**Stated problem**
Copy the lines holding the word "this", all of them.

[Figure scripts]
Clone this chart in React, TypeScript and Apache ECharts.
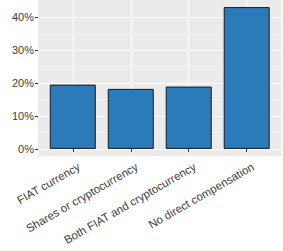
import React, { useEffect, useRef } from "react";
import * as echarts from "echarts";

const categories = [
  "FIAT currency",
  "Shares or cryptocurrency",
  "Both FIAT and cryptocurrency",
  "No direct compensation",
];
const shares = [19.5, 18.2, 18.9, 43.0];
const yTicks = [0, 10, 20, 30, 40];
const yMinor = [5, 15, 25, 35];
const catPositions = [1, 2, 3, 4];

export default function App() {
  const ref = useRef<HTMLDivElement>(null);
  useEffect(() => {
    if (!ref.current) return;
    const chart = echarts.init(ref.current, null, { renderer: "svg" });
    const font = "Liberation Sans, Arial, sans-serif";
    chart.setOption({
      animation: false,
      backgroundColor: "#ffffff",
      grid: {
        left: 38,
        right: 1.5,
        top: 0,
        bottom: 95,
        show: true,
        backgroundColor: "#ebebeb",
        borderWidth: 0,
      },
      xAxis: {
        type: "value",
        min: 0.4,
        max: 4.6,
        axisLine: { show: false },
        axisTick: {
          show: true,
          customValues: catPositions,
          length: 3,
          lineStyle: { color: "#333333", width: 1 },
        },
        axisLabel: {
          customValues: catPositions,
          formatter: (v: number) => categories[Math.round(v) - 1] ?? "",
          rotate: 30,
          align: "right",
          verticalAlign: "top",
          margin: 7,
          padding: [0, -4, 0, 0],
          fontSize: 11.4,
          color: "#3d3d3d",
          fontFamily: font,
        },
        splitLine: { show: true, lineStyle: { color: "#ffffff", width: 1 } },
      },
      yAxis: {
        type: "value",
        min: -2.15,
        max: 45.15,
        axisLine: { show: false },
        axisTick: {
          show: true,
          customValues: yTicks,
          length: 3,
          lineStyle: { color: "#333333", width: 1 },
        },
        axisLabel: {
          customValues: yTicks,
          formatter: (v: number) => `${Math.round(v)}%`,
          margin: 4,
          fontSize: 11,
          color: "#3d3d3d",
          fontFamily: font,
        },
        splitLine: { show: true, lineStyle: { color: "#ffffff", width: 1 } },
      },
      series: [
        {
          type: "scatter",
          data: [],
          z: 1,
          silent: true,
          markLine: {
            silent: true,
            z: 1,
            symbol: "none",
            label: { show: false },
            lineStyle: { color: "#f7f7f7", width: 0.6, type: "solid" },
            data: yMinor.map((v) => ({ yAxis: v })),
          },
        },
        {
          type: "bar",
          z: 3,
          barWidth: 46,
          data: catPositions.map((p, i) => [p, shares[i]]),
          itemStyle: {
            color: "#2b7bba",
            borderColor: "#1a1a1a",
            borderWidth: 1,
          },
        },
      ],
    });
    return () => chart.dispose();
  }, []);
  return <div ref={ref} style={{ width: 283, height: 251, position: "absolute", left: 0, top: 0 }} />;
}
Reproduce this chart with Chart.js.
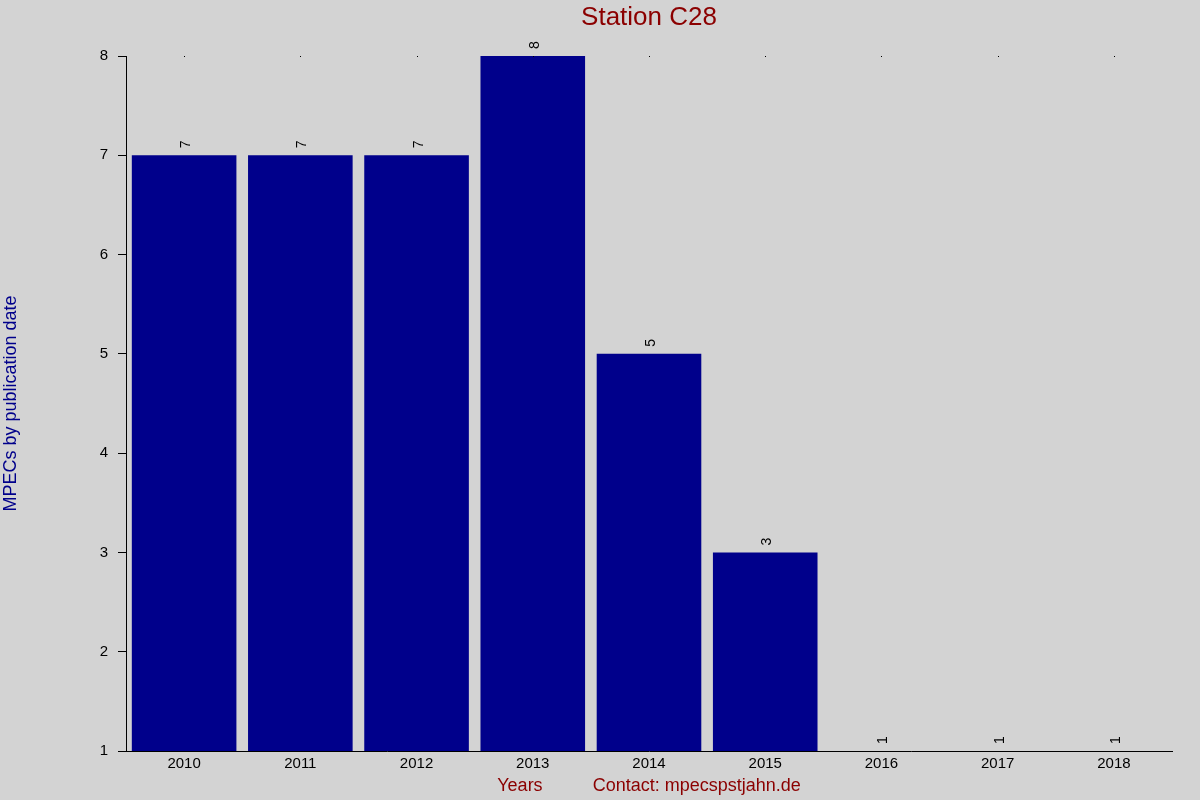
<!DOCTYPE html>
<html>
<head>
<meta charset="utf-8">
<script src="https://cdn.jsdelivr.net/npm/chart.js@4/dist/chart.umd.min.js"></script>
<style>
  html, body { margin: 0; padding: 0; background: #d3d3d3; }
  canvas { display: block; }
</style>
</head>
<body>
<canvas id="chartStation" width="1200" height="800"></canvas>
<script>
// datos del grafico
const years = ['2010', '2011', '2012', '2013', '2014', '2015', '2016', '2017', '2018'];
const mpecCounts = [7, 7, 7, 8, 5, 3, 1, 1, 1];
const yMin = 1;
const yMax = 8;
const chartTitle = 'Station C28';

const fontFamily = '"Liberation Sans", Arial, sans-serif';

// titulo centrado sobre el area del grafico
const centeredTitle = {
    id: 'centeredTitle',
    afterDraw(chart) {
        const ctx = chart.ctx;
        const area = chart.chartArea;
        ctx.save();
        ctx.fillStyle = '#8b0000';
        ctx.font = '26px ' + fontFamily;
        ctx.textAlign = 'center';
        ctx.textBaseline = 'middle';
        ctx.fillText(chartTitle, (area.left + area.right) / 2, 18);
        ctx.restore();
    }
};

// etiquetas giradas encima de cada barra
const barLabels = {
    id: 'barLabels',
    afterDatasetsDraw(chart) {
        const ctx = chart.ctx;
        const meta = chart.getDatasetMeta(0);
        ctx.save();
        ctx.fillStyle = '#000000';
        ctx.font = '14px ' + fontFamily;
        ctx.textAlign = 'left';
        ctx.textBaseline = 'alphabetic';
        meta.data.forEach(function (bar, i) {
            const top = Math.min(bar.y, chart.chartArea.bottom);
            ctx.save();
            ctx.translate(bar.x + 6, top - 7);
            ctx.rotate(-Math.PI / 2);
            ctx.fillText(String(mpecCounts[i]), 0, 0);
            ctx.restore();
        });
        ctx.restore();
    }
};

// puntitos arriba en cada categoria
const topDots = {
    id: 'topDots',
    afterDraw(chart) {
        const ctx = chart.ctx;
        const xs = chart.scales.x;
        const y = Math.round(chart.scales.y.getPixelForValue(yMax));
        ctx.save();
        ctx.fillStyle = '#000000';
        years.forEach(function (_, i) {
            ctx.fillRect(Math.round(xs.getPixelForValue(i)), y, 1, 1);
        });
        ctx.restore();
    }
};

try {
    const chartElement = document.getElementById('chartStation');
    new Chart(chartElement, {
        type: 'bar',
        data: {
            labels: years,
            datasets: [{
                label: 'MPECs',
                data: mpecCounts,
                backgroundColor: '#00008b',
                borderWidth: 0,
                barPercentage: 0.9,
                categoryPercentage: 1.0
            }]
        },
        options: {
            responsive: false,
            animation: false,
            devicePixelRatio: 1,
            layout: { padding: { left: 0, right: 28, top: 56, bottom: 0 } },
            plugins: {
                legend: { display: false },
                tooltip: { enabled: false },
                title: { display: false }
            },
            scales: {
                x: {
                    grid: { display: false, drawTicks: false },
                    border: { display: true, color: '#000000', width: 1 },
                    ticks: {
                        color: '#000000',
                        padding: 4,
                        font: { family: fontFamily, size: 15 }
                    },
                    title: {
                        display: true,
                        text: 'Years          Contact: mpecspstjahn.de',
                        color: '#8b0000',
                        font: { family: fontFamily, size: 18 },
                        padding: { top: 3, bottom: 3 }
                    },
                    afterFit: function (scale) { scale.height = 49; }
                },
                y: {
                    min: yMin,
                    max: yMax,
                    grid: {
                        drawOnChartArea: false,
                        drawTicks: true,
                        tickLength: 8,
                        color: '#000000'
                    },
                    border: { display: true, color: '#000000', width: 1 },
                    ticks: {
                        stepSize: 1,
                        color: '#000000',
                        padding: 10,
                        font: { family: fontFamily, size: 15 }
                    },
                    title: {
                        display: true,
                        text: 'MPECs by publication date',
                        color: '#00008b',
                        font: { family: fontFamily, size: 18 },
                        padding: { top: 0, bottom: 0 }
                    },
                    afterFit: function (scale) { scale.width = 126; }
                }
            }
        },
        plugins: [barLabels, topDots, centeredTitle]
    });
} catch (error) {
    console.error('Error al crear la grafica:', error);
}
</script>
</body>
</html>
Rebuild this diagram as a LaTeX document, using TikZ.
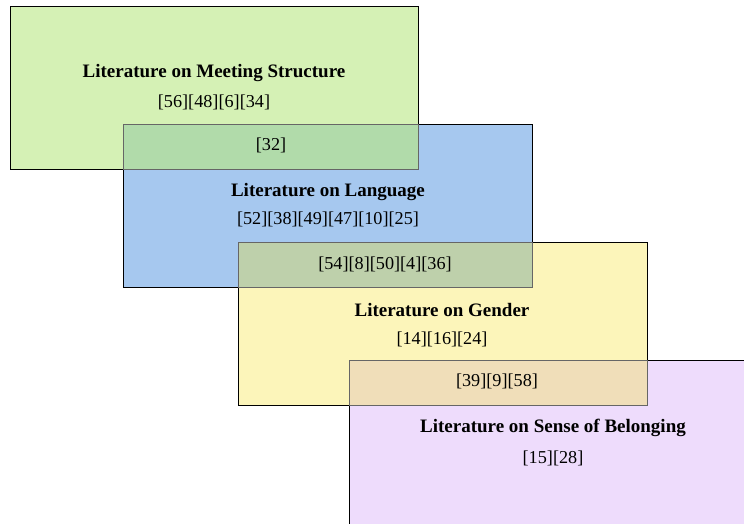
\documentclass[tikz,border=0pt]{standalone}
\usepackage{fontspec}
\setmainfont{Liberation Serif}
\definecolor{cgreen}{RGB}{213,241,181}
\definecolor{cblue}{RGB}{166,200,239}
\definecolor{cyellow}{RGB}{252,245,186}
\definecolor{cpurple}{RGB}{238,220,252}
\definecolor{cgb}{RGB}{177,219,170}
\definecolor{cby}{RGB}{190,208,171}
\definecolor{cyp}{RGB}{240,222,185}
\tikzset{
  area/.style={draw=black, line width=0.8pt},
  overlap/.style={draw=black!60, line width=0.8pt},
  title/.style={font=\fontsize{19}{22}\selectfont\bfseries, inner sep=0pt},
  refs/.style={font=\fontsize{18.2}{21}\selectfont, inner sep=0pt},
}
\begin{document}
\begin{tikzpicture}[x=1pt,y=-1pt]
\useasboundingbox (0,0) rectangle (744,523);
\begin{scope}
\clip (0,0) rectangle (744,523);
\fill[cgreen] (10,6.7) rectangle (418.3,169.3);
\fill[cblue] (123.3,124.3) rectangle (532.3,287);
\fill[cyellow] (238.3,242.7) rectangle (647,405.5);
\fill[cpurple] (349,360) rectangle (760,540);
\draw[area] (10,6.7) rectangle (418.3,169.3);
\draw[area] (123.3,124.3) rectangle (532.3,287);
\draw[area] (238.3,242.7) rectangle (647,405.5);
\draw[area] (349,360) rectangle (760,540);
\fill[cgb] (123.3,124.3) rectangle (418.3,169.3);
\fill[cby] (238.3,242.7) rectangle (532.3,287);
\fill[cyp] (349,360) rectangle (647,405.5);
\draw[overlap] (123.3,124.3) rectangle (418.3,169.3);
\draw[overlap] (238.3,242.7) rectangle (532.3,287);
\draw[overlap] (349,360) rectangle (647,405.5);
\end{scope}
\node[title] (t1) at (214,73.5) {Literature on Meeting Structure};
\node[refs] (r1) at (214,102) {[56][48][6][34]};
\node[refs] (o1) at (271,145) {[32]};
\node[title] (t2) at (328,191.5) {Literature on Language};
\node[refs] (r2) at (328,219.5) {[52][38][49][47][10][25]};
\node[refs] (o2) at (385,264.5) {[54][8][50][4][36]};
\node[title] (t3) at (442,310.5) {Literature on Gender};
\node[refs] (r3) at (442,339.5) {[14][16][24]};
\node[refs] (o3) at (497,381.5) {[39][9][58]};
\node[title] (t4) at (553,427.5) {Literature on Sense of Belonging};
\node[refs] (r4) at (553,458.5) {[15][28]};
\end{tikzpicture}
\end{document}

**Written response**
Clone this chart in React, TypeScript and Apache ECharts.
Reproduce this chart with Chart.js.
Rebuild this diagram as a LaTeX document, using TikZ.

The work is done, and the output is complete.